Code that draws figures
#####
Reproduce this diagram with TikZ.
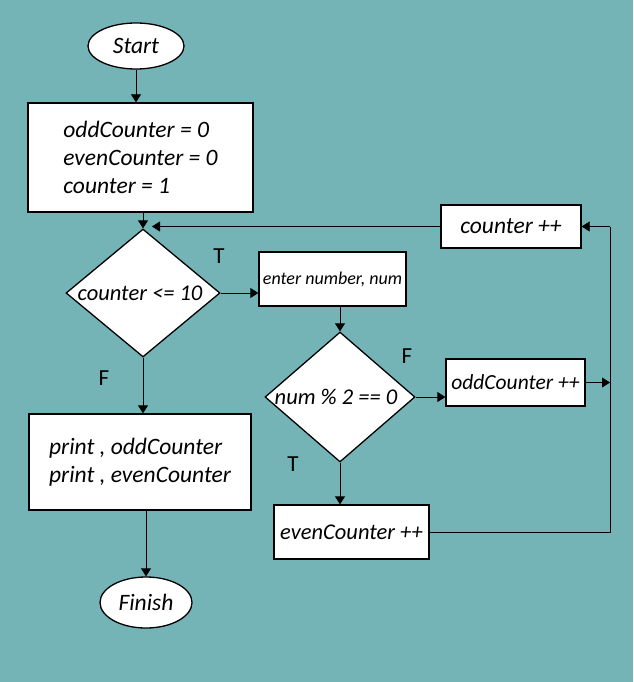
\documentclass[tikz,border=0pt]{standalone}
\usepackage{fontspec}
\setmainfont{Carlito}
\usetikzlibrary{shapes.geometric,arrows.meta}
\definecolor{bgteal}{RGB}{116,180,182}
\begin{document}
\begin{tikzpicture}[x=1pt,y=-1pt,
  every node/.style={font=\fontsize{23.5}{28}\selectfont\itshape},
  tight/.style={font=\fontsize{#1}{28}\selectfont\itshape},
  box/.style={draw,fill=white,line width=1.3pt,inner sep=0pt,align=left},
  term/.style={draw,fill=white,ellipse,line width=1.3pt,inner sep=0pt},
  decision/.style={draw,fill=white,diamond,line width=1.3pt,inner sep=0pt},
  lbl/.style={font=\fontsize{23}{26}\selectfont\upshape},
  arr/.style={line width=0.8pt,-{Triangle[length=8pt,width=10pt]}},
  wire/.style={line width=0.8pt}]
% canvas
\fill[bgteal] (0,0) rectangle (633,682);
\useasboundingbox (0,0) rectangle (633,682);

% nodes
\node[term,minimum width=96pt,minimum height=46pt] (start) at (136,46) {Start};
\node[box,minimum width=225pt,minimum height=109pt] (init) at (140.5,157.5)
  {oddCounter = 0\\evenCounter = 0\\counter = 1};
\node[decision,minimum width=154pt,minimum height=128pt] (d1) at (143,293) {};
\node[tight=22.5] (d1text) at ([xshift=-3pt]d1.center) {counter <= 10};
\node[box,minimum width=147pt,minimum height=54pt,tight=18] (enter) at (332.5,279) {enter number, num};
\node[decision,minimum width=150pt,minimum height=130pt] (d2) at (340,397) {};
\node[tight=22.5] (d2text) at ([xshift=-4pt]d2.center) {num \% 2 == 0};
\node[box,minimum width=139pt,minimum height=47pt,tight=21.5] (odd) at (515.5,382.5) {oddCounter ++};
\node[box,minimum width=155pt,minimum height=54pt,tight=22.5] (even) at (351.5,532) {evenCounter ++};
\node[box,minimum width=140pt,minimum height=43pt] (inc) at (511,226.5) {counter ++};
\node[box,minimum width=222pt,minimum height=96pt] (print) at (140,462)
  {print , oddCounter\\print , evenCounter};
\node[term,minimum width=92pt,minimum height=51pt] (finish) at (146,602.5) {Finish};

% branch labels
\node[lbl] (t1) at (219,256) {T};
\node[lbl] (f1) at (104,378) {F};
\node[lbl] (f2) at (407,356) {F};
\node[lbl] (t2) at (293,464) {T};

% junction points of the loop
\coordinate (cb) at (610,532);
\coordinate (ct) at (610,226.5);
\coordinate (loopend) at ([xshift=9pt]d1.north |- inc.west);

% main flow
\draw[arr] (start.south) -- (start.south |- init.north);
\draw[arr] (d1.north |- init.south) -- (d1.north);
\draw[arr] (d1.east) -- (d1.east -| enter.west);
\draw[arr] (d2.north |- enter.south) -- (d2.north);
\draw[arr] (d2.east) -- (d2.east -| odd.west);
\draw[arr] (d2.south) -- (d2.south |- even.north);
\draw[arr] (d1.south) -- (d1.south |- print.north);
\draw[arr] (finish.north |- print.south) -- (finish.north);

% loop back to the test
\draw[arr] (odd.east) -- (odd.east -| cb);
\draw[wire] (even.east) -- (cb) -- (ct);
\draw[arr] (ct) -- (inc.east);
\draw[arr] (inc.west) -- (loopend);
\end{tikzpicture}
\end{document}
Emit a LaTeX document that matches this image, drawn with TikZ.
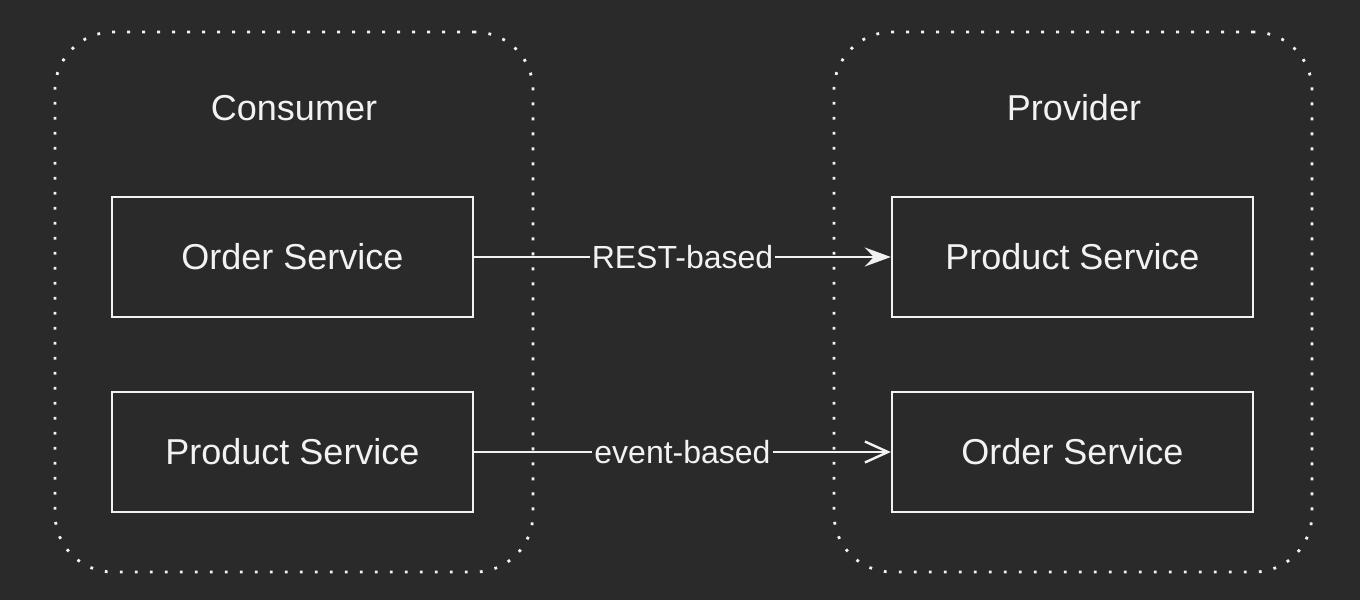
\documentclass[tikz,border=0pt]{standalone}
\usepackage{fontspec}
\setmainfont{Liberation Sans}
\usetikzlibrary{arrows.meta}

\definecolor{bgcol}{HTML}{2A2A2A}
\definecolor{inkcol}{HTML}{F2F2F2}

\tikzset{
  group/.style={draw=inkcol, line width=1.4pt, dash pattern=on 1.4pt off 6.1pt, rounded corners=29pt, minimum width=239pt, minimum height=270pt, inner sep=0pt},
  svcbox/.style={draw=inkcol, line width=1.2pt, minimum width=180.5pt, minimum height=60pt, inner sep=0pt, text=inkcol, font=\fontsize{18}{22}\selectfont},
  title/.style={text=inkcol, font=\fontsize{18}{22}\selectfont, inner sep=0pt},
  edgelabel/.style={fill=bgcol, text=inkcol, font=\fontsize{16}{19}\selectfont, inner sep=1pt},
  link/.style={draw=inkcol, line width=1.2pt}
}

\begin{document}
\begin{tikzpicture}[x=0.5pt,y=0.5pt,yscale=-1,xscale=1]
%Shape: Background
\fill [bgcol] (0,0) rectangle (1360,600);
\useasboundingbox (0,0) rectangle (1360,600);

%Shape: Rounded Rect (consumer)
\node [group] (consumer) at (294,302) {};
%Shape: Rounded Rect (provider)
\node [group] (provider) at (1073,302) {};

% Text Node
\node [title] (consumerTitle) at (294,108) {Consumer};
% Text Node
\node [title] (providerTitle) at (1074,108) {Provider};

%Shape: Rectangle
\node [svcbox] (orderC) at (292.5,257) {Order Service};
%Shape: Rectangle
\node [svcbox] (productC) at (292.5,452) {Product Service};
%Shape: Rectangle
\node [svcbox] (productP) at (1072.5,257) {Product Service};
%Shape: Rectangle
\node [svcbox] (orderP) at (1072.5,452) {Order Service};

%Straight Lines
\draw [link, -{Stealth[length=13pt, width=9.5pt, inset=4.5pt]}] (orderC) -- node [edgelabel] {REST-based} (productP);
\draw [link, -{Straight Barb[length=11.5pt, width=10.5pt, line width=1.2pt]}] (productC) -- node [edgelabel] {event-based} (orderP);

\end{tikzpicture}
\end{document}
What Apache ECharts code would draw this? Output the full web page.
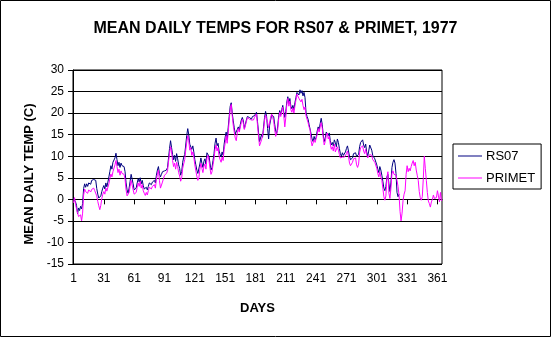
#####
#### Instruction
Count the lines above that contain the word "with", and give only that number.

#### Complete response
2